Pourtant, si la relation que l'être humain noue avec les images évoque bien celle qu'un nourrisson établit avec sa mère, ce n'est pas seulement dans ses aspects préoccupants et inquiétants. Nous régressons face aux images, c'est vrai, mais c'est souvent portés par le désir de nous soigner. Comment? En remettant en quelque sorte sur le métier nos premières relations au monde afin de renouer avec leurs aspects positifs. Le nouveau-né construit en effet au cours de ces premières relations des repères qui lui seront utiles sa vie entière, et nous cherchons à faire la même chose dans notre rapport aux images. Bien entendu, nous tentons aussi de renforcer nos premiers acquis à travers des relations humaines privilégiées, qu'elles soient amoureuses ou seulement amicales. Mais le lien exceptionnel qui lie un nouveau-né à sa mère ne se retrouve que bien rarement dans nos relations sociales. Accepter sans inquiétude une relation de dépendance totale à quelqu'un nous séduit par certains côtés, mais nous terrifie par d'autres! C'est pourquoi nous ne sommes pas prêts à nous y abandonner, et quand cela se produit -notamment lorsque nous sommes follement amoureux-, nous craignons de nous y dissoudre!

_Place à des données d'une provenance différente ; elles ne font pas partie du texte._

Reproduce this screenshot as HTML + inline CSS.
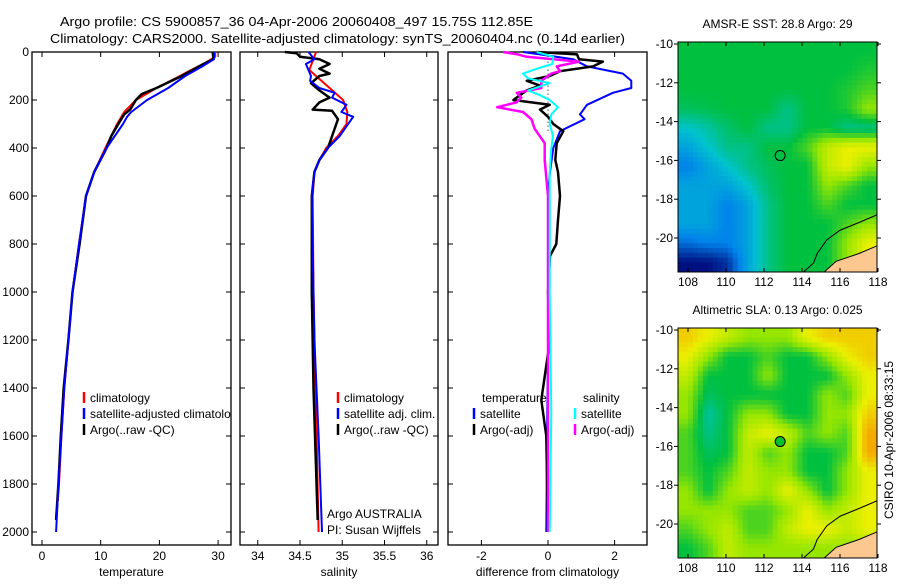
<!DOCTYPE html>
<html><head><meta charset="utf-8"><style>
body{margin:0;background:#fff;width:900px;height:580px;overflow:hidden}
svg{font-family:"Liberation Sans",sans-serif;font-size:12px}
</style></head><body>
<svg id="root" width="900" height="580" viewBox="0 0 900 580">
<text x="60" y="26" font-size="13" textLength="473" lengthAdjust="spacingAndGlyphs">Argo profile: CS 5900857_36 04-Apr-2006 20060408_497 15.75S 112.85E</text>
<text x="50" y="43" font-size="13" textLength="575" lengthAdjust="spacingAndGlyphs">Climatology: CARS2000. Satellite-adjusted climatology: synTS_20060404.nc (0.14d earlier)</text>
<g id="plots"></g>
<text transform="translate(893,440) rotate(-90)" text-anchor="middle" font-size="12">CSIRO 10-Apr-2006 08:33:15</text>
</svg>
<script>
// ---------- profile data ----------
const tClimD=[0,20,50,80,100,150,200,250,300,400,500,600,800,1000,1200,1400,1600,1800,1870];
const tClimV=[29.5,29.5,27.5,25,23.5,19.5,16,14,12.8,10.8,8.9,7.5,6.3,5.2,4.5,3.8,3.3,2.9,2.7];
const tSatD=[0,30,60,100,150,200,250,270,300,400,500,600,800,1000,1200,1400,1600,1800,2000];
const tSatV=[29.3,29.3,27.3,24.4,21.5,17.9,15.2,14.5,13.8,11,8.9,7.5,6.3,5.2,4.5,3.8,3.3,2.8,2.4];
const tArgD=[0,30,50,100,150,175,200,240,260,280,300,350,400,500,600,800,1000,1200,1400,1600,1800,1950];
const tArgV=[29.1,29.2,27.5,23.8,19.5,17,16,15,14,13.5,13,11.8,11,8.9,7.5,6.4,5.2,4.5,3.7,3.2,2.8,2.4];
const sClimD=[0,75,150,200,250,300,350,400,450,500,600,1000,1500,2000];
const sClimV=[34.69,34.61,34.85,35.01,35.06,35.05,34.95,34.81,34.73,34.67,34.65,34.66,34.69,34.72];
const sSatD=[0,30,50,100,120,150,170,190,220,250,270,350,400,450,500,600,1200,1600,2000];
const sSatV=[34.6,34.67,34.57,34.63,34.62,34.73,34.91,34.88,35.05,34.99,35.13,34.97,34.83,34.73,34.67,34.64,34.67,34.72,34.76];
const sArgD=[0,5,20,30,50,70,90,100,130,160,190,210,240,245,280,350,400,450,500,600,1000,1400,1950];
const sArgV=[34.32,34.46,34.5,34.73,34.85,34.73,34.85,34.73,34.63,34.73,34.85,34.73,34.65,34.88,34.95,34.88,34.83,34.73,34.67,34.64,34.64,34.66,34.71];
const dTSatD=[0,10,30,60,90,120,150,170,220,260,280,330,400,500,600,1000,1500,2000];
const dTSatV=[-0.75,-0.24,0.75,1.17,2.25,2.5,2.5,1.95,1.17,0.96,1.1,0.36,0.16,0.06,0,0.02,-0.02,-0.05];
const dTArgD=[0,10,30,40,60,80,100,120,140,160,180,200,220,240,270,300,330,380,450,500,600,700,800,850,1000,1200,1450,1600,2000];
const dTArgV=[-0.34,0.87,0.93,1.65,1.35,0.36,0.05,-0.64,-0.24,-0.64,-0.84,-1.04,0.05,-0.24,0.0,0.16,0.46,0.26,0.22,0.3,0.36,0.3,0.25,0.06,0,0.06,-0.2,-0.05,0];
const dSSatD=[0,20,50,70,90,110,130,160,180,200,230,260,300,350,400,500,1000,1500,2000];
const dSSatV=[-0.34,0.16,0.13,-0.34,-0.75,-0.6,0.05,-0.6,-0.24,0.05,0.3,0.1,0.05,0.15,0.1,0.05,0.05,0.1,0.05];
const dSArgD=[0,10,20,40,60,80,90,120,150,170,190,210,230,250,280,320,380,450,600,2000];
const dSArgV=[-1.35,-0.9,-0.64,0.93,0.26,0.36,0.1,-0.2,-0.2,-0.94,-0.8,-0.95,-1.53,-0.75,-0.5,-0.4,-0.1,-0.1,0,0];
const depthTicks=[0,200,400,600,800,1000,1200,1400,1600,1800,2000];
const tTicks=[0,10,20,30], sTicks=[34,34.5,35,35.5,36], dTicks=[-2,0,2];
// ---------- map data (coarse grids, colour index) ----------
const sstGrid=[
[3,3,3,3,3,3,3,3,3,3],[3,3,3,3,3,3,3,3,3,3.2],[3,3,3,3,3,3,3,3,3.2,3.5],
[2.8,2.9,3,3,3,2.5,3,3,3.2,4],[2,2.3,2.7,3,2.5,2.5,3,3,2.5,2.5],[1.5,2,2.5,2.5,3,3,3.5,4.5,5,5],
[1,1.5,2,2.5,2.8,3,3,4.5,5,4],[1.5,1.5,1.5,2,2.7,3,3,4,3.5,3],[1.5,1.5,1,1.5,2.5,3,3,3.5,3,3],
[1.5,1.5,1,1.5,2.5,3,3,3,3.5,4],[0.8,1,1,1.5,2.5,3,3,3,4,5],[0,0,0.3,1.5,2.5,3,3,3,4,5]];
const slaGrid=[
[5.5,5,4.5,4,4,4,5,5.5,5.5,5.5],[5,4,3,3,3.5,3,3,4,5,5.5],[4.5,3,3,3,4,3,3,3,4,5],
[4,2.8,3,3,3,3,3,4,3.5,5],[4,2.3,3,4,4,3,3,4,4,5.5],[3.5,2.5,3,4.5,5,4.5,3.5,4,3.5,6],
[3.5,2.8,3,4.5,3.5,4,3,3,3.5,6],[3.5,3,3.5,4.5,4,4,3,3,4,5],[4,3,4,4.5,4,5,4,3,4,5],
[4,4,4,3.5,3.5,4,5,4,4.5,5],[3.5,4,4.5,3.5,3.5,4.5,5,5,4.5,5],[3,3.5,4.5,4,4,4,4,4,4,4]];
const lonTicks=[108,110,112,114,116,118], latTicks=[-10,-12,-14,-16,-18,-20];

const NS='http://www.w3.org/2000/svg';
const G=document.getElementById('plots');
function mk(tag,attrs,parent){const e=document.createElementNS(NS,tag);for(const k in attrs)e.setAttribute(k,attrs[k]);(parent||G).appendChild(e);return e;}
const yD=d=>52+d*0.24;

function panel(name,x0,x1,sx,ticks,label,showY){
  const g=mk('g',{});
  
  
  const fr=mk('rect',{x:x0,y:52,width:x1-x0,height:493,fill:'none',stroke:'#000','stroke-width':1.3},g);
  
  
  depthTicks.forEach(d=>{
    mk('line',{x1:x0,x2:x0+5,y1:yD(d),y2:yD(d),stroke:'#000'},g);
    mk('line',{x1:x1,x2:x1-5,y1:yD(d),y2:yD(d),stroke:'#000'},g);
    if(showY){const t=mk('text',{x:x0-3,y:yD(d)+4,'text-anchor':'end'},g);t.textContent=d;
      
      }
  });
  ticks.forEach(v=>{const x=sx(v);
    mk('line',{x1:x,x2:x,y1:545,y2:540,stroke:'#000'},g);
    mk('line',{x1:x,x2:x,y1:52,y2:57,stroke:'#000'},g);
    const t=mk('text',{x:x,y:560,'text-anchor':'middle'},g);t.textContent=v;
    
    });
  const t=mk('text',{x:(x0+x1)/2,y:576,'text-anchor':'middle'},g);t.textContent=label;
  
  
  return g;
}
function line(g,D,V,sx,col,w,name){
  const p=mk('polyline',{points:D.map((d,i)=>sx(V[i]).toFixed(1)+','+yD(d).toFixed(1)).join(' '),fill:'none',stroke:col,'stroke-width':w,'stroke-linejoin':'round'},g);
  
  
}
function legend(g,x,y,col,txt,name){
  if(col)mk('line',{x1:x,x2:x,y1:y-10,y2:y+1,stroke:col,'stroke-width':2.5},g);
  const t=mk('text',{x:x+6,y:y},g);t.textContent=txt;
  
  
}
const defs=mk('defs',{});
const cp=mk('clipPath',{id:'c1'},defs);mk('rect',{x:32,y:52,width:199,height:493},cp);

const sxT=v=>42+v*5.87, sxS=v=>300+(v-34.5)*84.5, sxD=v=>548+v*33.3;
const g1=panel('temperature',32,231,sxT,tTicks,'temperature',true);
line(g1,tClimD,tClimV,sxT,'#f00',2,'temp-climatology-line');
line(g1,tArgD,tArgV,sxT,'#000',2.5,'temp-argo-line');
line(g1,tSatD,tSatV,sxT,'#00f',2,'temp-satellite-line');
const lg1=mk('g',{'clip-path':'url(#c1)'},g1);
legend(lg1,84,402,'#f00','climatology','legend-climatology');
legend(lg1,84,418,'#00f','satellite-adjusted climatology','legend-satellite-adjusted');
legend(lg1,84,434,'#000','Argo(..raw -QC)','legend-argo');

const g2=panel('salinity',240,438,sxS,sTicks,'salinity',false);
line(g2,sClimD,sClimV,sxS,'#f00',2,'sal-climatology-line');
line(g2,sArgD,sArgV,sxS,'#000',2.5,'sal-argo-line');
line(g2,sSatD,sSatV,sxS,'#00f',2,'sal-satellite-line');
legend(g2,338,402,'#f00','climatology','legend-sal-climatology');
legend(g2,338,418,'#00f','satellite adj. clim.','legend-sal-satellite');
legend(g2,338,434,'#000','Argo(..raw -QC)','legend-sal-argo');
legend(g2,321,518,null,'Argo AUSTRALIA','argo-australia-label');
legend(g2,321,534,null,'PI: Susan Wijffels','pi-label');

const g3=panel('difference',448,647,sxD,dTicks,'difference from climatology',false);
mk('line',{x1:548,x2:548,y1:yD(40),y2:yD(330),stroke:'#000','stroke-dasharray':'1,3'},g3);
line(g3,dTSatD,dTSatV,sxD,'#00f',2,'diff-temp-satellite-line');
line(g3,dTArgD,dTArgV,sxD,'#000',2.5,'diff-temp-argo-line');
line(g3,dSArgD,dSArgV,sxD,'#f0f',2.5,'diff-sal-argo-line');
line(g3,dSSatD,dSSatV,sxD,'#0ff',2,'diff-sal-satellite-line');
legend(g3,476,402,null,'temperature','legend-temperature-header');
legend(g3,474,418,'#00f','satellite','legend-temp-satellite');
legend(g3,474,434,'#000','Argo(-adj)','legend-temp-argo');
legend(g3,577,402,null,'salinity','legend-salinity-header');
legend(g3,575,418,'#0ff','satellite','legend-sal-satellite-diff');
legend(g3,575,434,'#f0f','Argo(-adj)','legend-sal-argo-diff');

// ---------- maps ----------
const cmapStops=[[0,[0,16,128]],[1,[0,130,235]],[2,[0,195,205]],[3,[0,192,64]],[4,[150,230,0]],[5,[235,240,0]],[6,[245,170,0]]];
function cmap(v){for(let i=0;i<cmapStops.length-1;i++){const [a,ca]=cmapStops[i],[b,cb]=cmapStops[i+1];
  if(v<=b){const t=Math.max(0,(v-a)/(b-a));return 'rgb('+ca.map((c,j)=>Math.round(c+(cb[j]-c)*t)).join(',')+')';}}
  return 'rgb(245,170,0)';}
function sample(grid,fr,fc){ // bilinear sample at fractional cell-centre coords
  const R=grid.length,C=grid[0].length;
  const r=Math.min(Math.max(fr,0),R-1),c=Math.min(Math.max(fc,0),C-1);
  const r0=Math.floor(r),c0=Math.floor(c),r1=Math.min(r0+1,R-1),c1=Math.min(c0+1,C-1),tr=r-r0,tc=c-c0;
  return grid[r0][c0]*(1-tr)*(1-tc)+grid[r0][c1]*(1-tr)*tc+grid[r1][c0]*tr*(1-tc)+grid[r1][c1]*tr*tc;
}
function map(name,top,grid,title,ring){
  const x0=678,x1=877,bot=top+230;
  const lx=lon=>688+(lon-108)*19, ly=lat=>top+2+(-10-lat)*19.4;
  const g=mk('g',{});
  
  
  const cid='clip'+name;const c=mk('clipPath',{id:cid},defs);mk('rect',{x:x0,y:top,width:x1-x0,height:230},c);
  const cg=mk('g',{'clip-path':'url(#'+cid+')'},g);
  const rows=grid.length,cols=grid[0].length,sub=4;
  const cw=(x1-x0)/(cols*sub),ch=230/(rows*sub);
  for(let r=0;r<rows*sub;r++)for(let k=0;k<cols*sub;k++){
    const v=sample(grid,(r+0.5)/sub-0.5,(k+0.5)/sub-0.5);
    const cell=mk('rect',{x:(x0+k*cw).toFixed(2),y:(top+r*ch).toFixed(2),width:(cw+0.4).toFixed(2),height:(ch+0.4).toFixed(2),fill:cmap(v)},cg);
    
    
  }
  const land=mk('polygon',{points:[[118.2,-20.3],[117,-20.8],[115.8,-21.2],[115,-21.9],[118.2,-21.9]].map(p=>lx(p[0])+','+ly(p[1])).join(' '),fill:'#fcc890'},cg);
  
  
  mk('polyline',{points:[[118.2,-18.7],[117,-19.2],[116,-19.6],[115.3,-20.1],[114.8,-20.8],[114.6,-21.3],[113.9,-21.9]].map(p=>lx(p[0])+','+ly(p[1])).join(' '),fill:'none',stroke:'#000','stroke-width':1},cg);
  mk('polyline',{points:[[118.2,-20.3],[117,-20.8],[115.8,-21.2],[115,-21.9]].map(p=>lx(p[0])+','+ly(p[1])).join(' '),fill:'none',stroke:'#000','stroke-width':1},cg);
  mk('rect',{x:x0,y:top,width:x1-x0,height:230,fill:'none',stroke:'#000'},g);
  const m=mk('circle',{cx:lx(112.85),cy:ly(-15.75),r:5,fill:ring?'none':'#00c030',stroke:'#000','stroke-width':1},g);
  
  
  lonTicks.forEach(v=>{const x=lx(v);mk('line',{x1:x,x2:x,y1:bot,y2:bot-4,stroke:'#000'},g);mk('line',{x1:x,x2:x,y1:top,y2:top+4,stroke:'#000'},g);
    const t=mk('text',{x:x,y:bot+14,'text-anchor':'middle'},g);t.textContent=v;
    
    });
  latTicks.forEach(v=>{const y=ly(v);mk('line',{x1:x0,x2:x0-4,y1:y,y2:y,stroke:'#000'},g);mk('line',{x1:x1,x2:x1+4,y1:y,y2:y,stroke:'#000'},g);
    const t=mk('text',{x:x0-5,y:y+4,'text-anchor':'end'},g);t.textContent=v;
    
    });
  const t=mk('text',{x:(x0+x1)/2,y:top-14,'text-anchor':'middle'},g);t.textContent=title;
  
  
}
map('sst',42,sstGrid,'AMSR-E SST: 28.8 Argo: 29',true);
map('sla',328,slaGrid,'Altimetric SLA: 0.13 Argo: 0.025',false);
</script>
</body></html>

Or c'est là que les images interviennent. Avec elles, pas d'inquiétude. Si nous nous abandonnons dans leurs bras, nous savons qu'elles n'en abuserons pas et que nous resterons toujours maître du jeu. En outre, elles sont constamment disponibles, ce qui est loin d'être le cas de nos interlocuteurs réels. C'est pour cela qu'on peut y recourir dans l'espoir de surmonter pratiquement toutes les difficultés et que, bien souvent, rien ne les remplace dans l'usage que nous en faisons.
Selon les cas, les images nous soutiennent, nous transportent, nous confortent ou nous réconfortent, nous apaisent, nous terrifient, nous câlinent, nous stimulent ou nous excitent, exactement comme un mère le fait avec son nouveau-né. Mais la différence est que c'est nous qui adoptons à notre gré nos "mères-images" en fonction de nos attentes à leur égard, alors que nos mères réelles nous sont données définitivement à la naissance. Bref, les images sont nos "mères adoptées" que nous prenons et abandonnons aussi souvent que nous le désirons, sans culpabilité ni honte. Car lorsqu'elles ne correspondent pas à nos attentes, nous n'hésitons pas à les condamner sans appel. C'est toujours de leur faute!

Serge Tisseron, Comment Hitchcock m'a guéri ; Que cherchons-nous dans les images?, Pluriel 2010, Albin Michel 2003.